El argumento que valió para rechazar el plan Ibarretxe no valió para el Estatut. Los convergentes, tardíamente incorporados a la reforma estatutaria, disputaron a ERC la primera fila y Mas llegó a sobrepasar el pacto del Tinell al comprometerse ante notario en la campaña electoral de 2006 a no aliarse con el PP.
El resultado no podía ser otro: a pesar de mejorar sus posiciones electorales, Mas volvió a verse preterido, esta vez por un charnego. Y se nos ha echado al monte, a ver si así empiezan a respetarlo como a Carod Rovira.
Siempre pasa lo mismo. Cuando el nacionalismo vasco trata de construir una pista de aterrizaje para los nacionalistas violentos, son ellos mismos los que la usan como pista de despegue. ‘Mutatis mutandis’, cuando la izquierda hace esfuerzos extraordinarios para hacer que los nacionalistas se sientan cómodos en una España plural, acaba contagiándose del prurito. La izquierda ignora la sabia advertencia de Ortega y Gasset en mayo de 1932 sobre la inconveniencia de tratar de resolver de una vez por todas el problema catalán, porque el esfuerzo no haría sino enconarlo: «en cambio, es bien posible conllevarlo».
Azaña rebatió con brillantez a Ortega y su tesis sigue inspirando 75 años después la visión de la izquierda española, sin tener en cuenta que dos años después, Companys proclamaría el Estat Catalá contra la República.
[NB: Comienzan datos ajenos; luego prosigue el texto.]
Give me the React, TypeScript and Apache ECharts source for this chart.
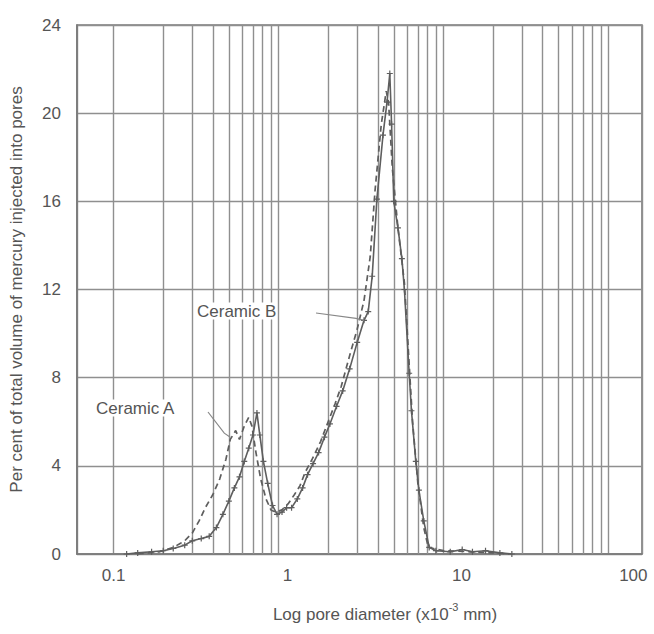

El 29 de julio de 1937, Azaña da cuenta en sus ‘Diarios’ de la razón que asiste a Negrín «respecto de los asuntos catalanes», al tiempo que cargaba contra «los abusos, rapacerías, locuras y fracasos de la Generalitat y consortes», y se maravilla de que «los periódicos nunca han dicho la verdad sobre Cataluña».
Todo es interpretable. «Menos es Mas», gritó Mies van der Rohe para declarar inaugurado el minimalismo y el título de su manifiesto es también una divisa que repite para su consuelo el president Montilla.